Site information
- Type: local militia fort
- Controlled by: Cos. C and G, 16th Kansas (all local militia)

Location
- Coordinates: 37°49′53″N 95°47′17″W﻿ / ﻿37.8314°N 95.7880°W

Site history
- Built: ca. 1860
- In use: ca. 1860 - October 1864 or later
- Materials: wood, earth

Garrison information
- Past commanders: Capt. Joseph Gunby
- Garrison: same

= Fort Belmont =

Fort Belmont, in southern Woodson County, Kansas, was built about 1860 near the town of Belmont. It was to protect the settlers there from attacks by Border Ruffians and Indians.
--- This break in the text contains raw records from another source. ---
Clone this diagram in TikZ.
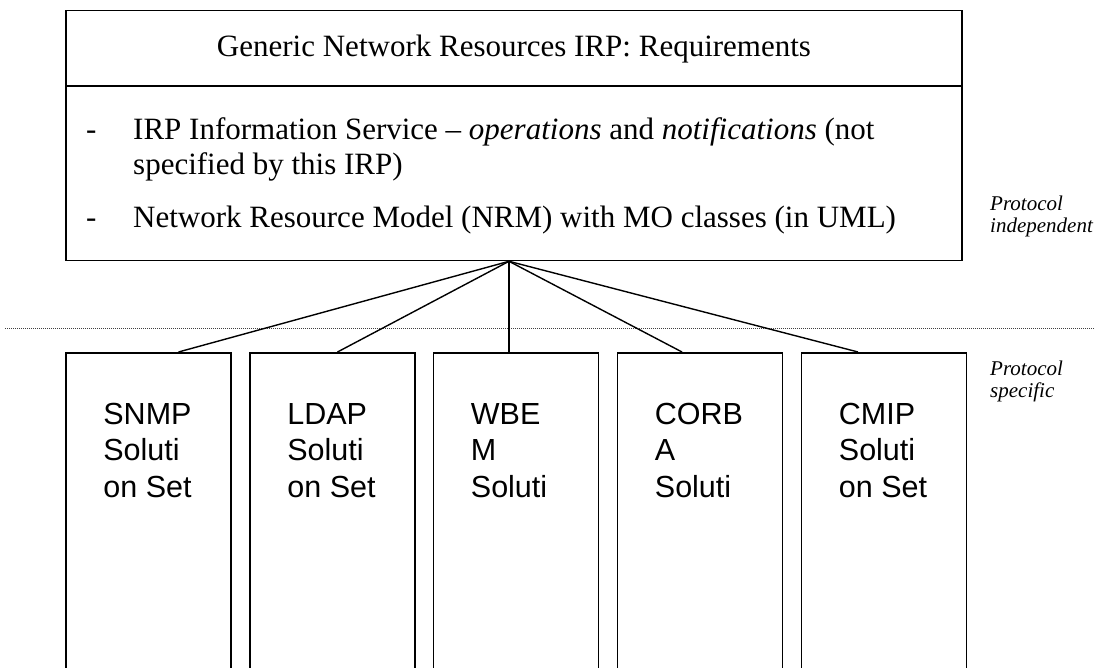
\documentclass[tikz,border=0pt]{standalone}
\usepackage{fontspec}
\setmainfont{Liberation Serif}
\newfontfamily\arialf{Liberation Sans}
\usetikzlibrary{calc}
\tikzset{
  boxline/.style={draw=black, line width=1.6pt},
  topbox/.style={boxline, rectangle, minimum width=896pt, minimum height=250pt, inner sep=0pt},
  solbox/.style={boxline, rectangle, minimum width=165pt, minimum height=420pt, inner sep=0pt, anchor=north},
  conn/.style={draw=black, line width=1.4pt},
  soltext/.style={anchor=base west, inner sep=0pt, align=left, font=\arialf\fontsize{30.5}{36.5}\selectfont},
  bodytext/.style={anchor=base west, inner sep=0pt, align=left, font=\fontsize{31}{35}\selectfont},
  sidelabel/.style={anchor=base west, inner sep=0pt, align=left, font=\itshape\fontsize{21}{22}\selectfont},
  sepline/.style={draw=black!75, line width=1pt, dash pattern=on 1pt off 1pt}
}
\begin{document}
\begin{tikzpicture}[x=1pt,y=-1pt]
\clip (0,0) rectangle (1094,668);
% top box
\node[topbox] (top) at (514,135.5) {};
\coordinate (divl) at (66,86);
\coordinate (divr) at (962,86);
\draw[boxline] (divl) -- (divr);
\node[anchor=base, inner sep=0pt, font=\fontsize{31}{35}\selectfont] (title) at (514,57) {Generic Network Resources IRP: Requirements};
\node[bodytext] (dash1) at (86,140) {-};
\node[bodytext] (item1) at (133,175) {IRP Information Service -- \textit{operations} and \textit{notifications} (not\\specified by this IRP)};
\node[bodytext] (dash2) at (86,228) {-};
\node[bodytext] (item2) at (133,228) {Network Resource Model (NRM) with MO classes (in UML)};
% side labels
\node[sidelabel] (indep) at (990,233) {Protocol\\independent};
\node[sidelabel] (spec) at (990,397) {Protocol\\specific};
% separator
\coordinate (sepl) at (5,328);
\coordinate (sepr) at (1094,328);
\draw[sepline] (sepl) -- (sepr);
% solution boxes
\node[solbox] (snmp) at (148.5,352) {};
\node[solbox] (ldap) at (332.5,352) {};
\node[solbox] (wbem) at (516,352) {};
\node[solbox] (corba) at (700,352) {};
\node[solbox] (cmip) at (884,352) {};
\node[soltext] (tsnmp) at ($(snmp.north west)+(38,145)$) {SNMP\\Soluti\\on Set};
\node[soltext] (tldap) at ($(ldap.north west)+(38,145)$) {LDAP\\Soluti\\on Set};
\node[soltext] (twbem) at ($(wbem.north west)+(38,145)$) {WBE\\M\\Soluti};
\node[soltext] (tcorba) at ($(corba.north west)+(38,145)$) {CORB\\A\\Soluti};
\node[soltext] (tcmip) at ($(cmip.north west)+(38,145)$) {CMIP\\Soluti\\on Set};
% connectors
\coordinate (apex) at ($(top.south)+(-5,0)$);
\draw[conn] (apex) -- ($(snmp.north)+(30,0)$);
\draw[conn] (apex) -- ($(ldap.north)+(5,0)$);
\draw[conn] (apex) -- ($(wbem.north)+(-7,0)$);
\draw[conn] (apex) -- ($(corba.north)+(-18,0)$);
\draw[conn] (apex) -- ($(cmip.north)+(-26,0)$);
\end{tikzpicture}
\end{document}
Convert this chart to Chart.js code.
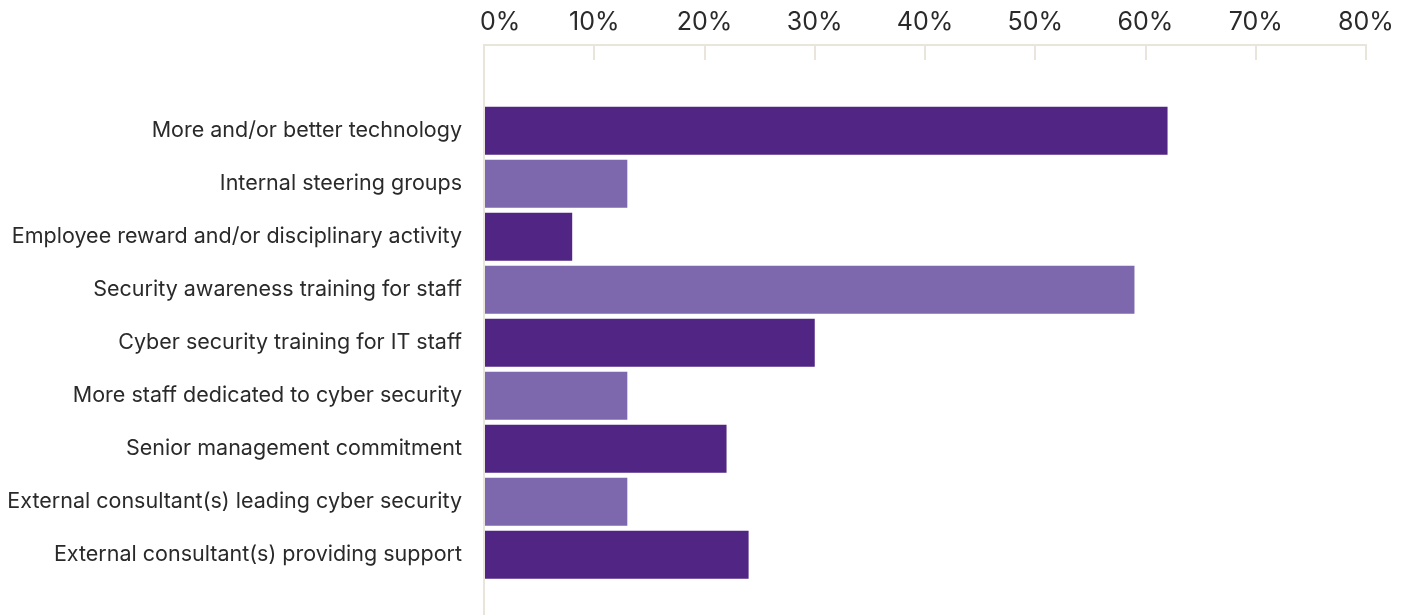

The fort consisted of three or four officer cabins, a redoubt about a quarter of a mile to the north and a parade ground a mile to the east.

The redoubt was an earthwork and log structure. Historian Daniel C. Fitzgerald visited the ruins of the redoubt and reported it to be rectangular, 150 feet by 60 feet across. The earthworks were the base of the structure. On top of the earthworks were four layers of logs. The wall was said to be fairly high. A house was built in the center of the redoubt.

Fort Belmont was manned by local militia under the command of Capt. Joseph Gunby. A Federal agency for the Osage and Creek Indians was located at Fort Belmont until 1864, possibly until October. In 1861 Creek Indian leader Opothleyahola led around 10,000 followers to Kansas to escape the pursuit of Confederates in present-day Oklahoma. Little protection was offered to them at Fort Row in Wilson County, so the survivors were moved to Fort Belmont where more than 240 refugees died during the winter of 1861/62 when the Union army was unable to provide sufficient food and shelter; their unmarked graves, including those of Opotheleyahola and his daughter, are nearby. On October 30, 1864, Gov. Thomas Carney relieved the militia from duty and Fort Belmont was permanently closed. The town of Belmont was abandoned soon thereafter.